From Harford County Public Schools:
On Wednesday, April 11, 2012, Holocaust survivor, Rubin Sztajer visited Edgewood High School to speak with students about his personal experience and life during the Holocaust. He told her story starting from the beginning of the war and life in the Klobuck Ghetto, participating in a death march, and living in the concentration camp, Bergen Belsen. His story was extremely powerful and students in attendance received a very important message.
“It made me squirm in my seat, but that uncomfortableness made me appreciate the coziness of my life even more.” said student, Maya Knight.
During his presentation, Mr. Sztajer talked about many losses in his life; his family, an education, his childhood. He reminded students that they should take any and all opportunities awarded to them. He stated that, “If you are unsuccessful, then you do not have anyone to blame but yourself.” This message was extremely important for high school students to hear as they start preparing for their futures.
“It is extremely challenging to fully understand the atrocities faced by millions of people during the Holocaust. Mr. Sztajer allowed students to visualize the events they learn about in the classroom in a very memorable way. After meeting and speaking with Mr. Sztajer it became even more difficult to listen to the details of what he experienced. Mr. Sztajer is an incredibly kind man, with a very powerful message that everyone should hear,” said Edgewood High social studies teacher, Elizabeth Bernard.
Mr. Sztajer was born in Klobuck, Germany in 1926 and was 13 years old when World War II began. On April 12, 1942 at age 16, Rubin was taken from his family and sent to the Markstadt labor camp never to see his parents, younger brother and his two youngest sisters again. In June 1943, Rubin was transferred to Funfteichen Concentration Camp. For about two months, starting in October of 1944 Rubin participated in death marches in which prisoners, wearing wooden shoes, were marched from camp to camp in the snow. As Allied troops closed in on Germany, Rubin was shipped by cattle car to the Bergen Belsen Concentration Camp. Of the 100 people who were transported, only 10 survived. At the time of liberation in 1945, Rubin was found unconscious by his sister who coincidentally, was also an inmate at the camp. It took Rubin 3 years of treatment to recover his health.
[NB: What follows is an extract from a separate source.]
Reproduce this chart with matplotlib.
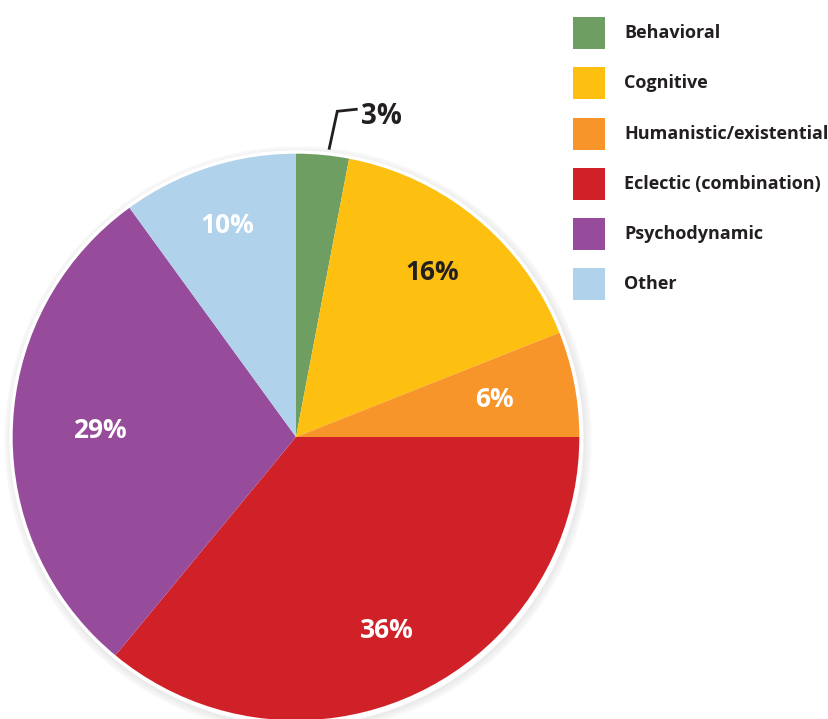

Rubin was sponsored by the Jewish Agency of Baltimore and arrived in the U.S. in May of 1949. After finding a job cleaning, he worked his way up to salesman and remained with the company for 43 years. He retired at the age of 70 and is currently a student at Towson University and enjoys playing golf, exercising and spending time with his family. He has been married for 59 years and has three children and seven grandchildren.
“A presentation of this kind should be necessary for all high school students in the country,” said student, Danilo Darley. “It gives much more impact than a book ever could.”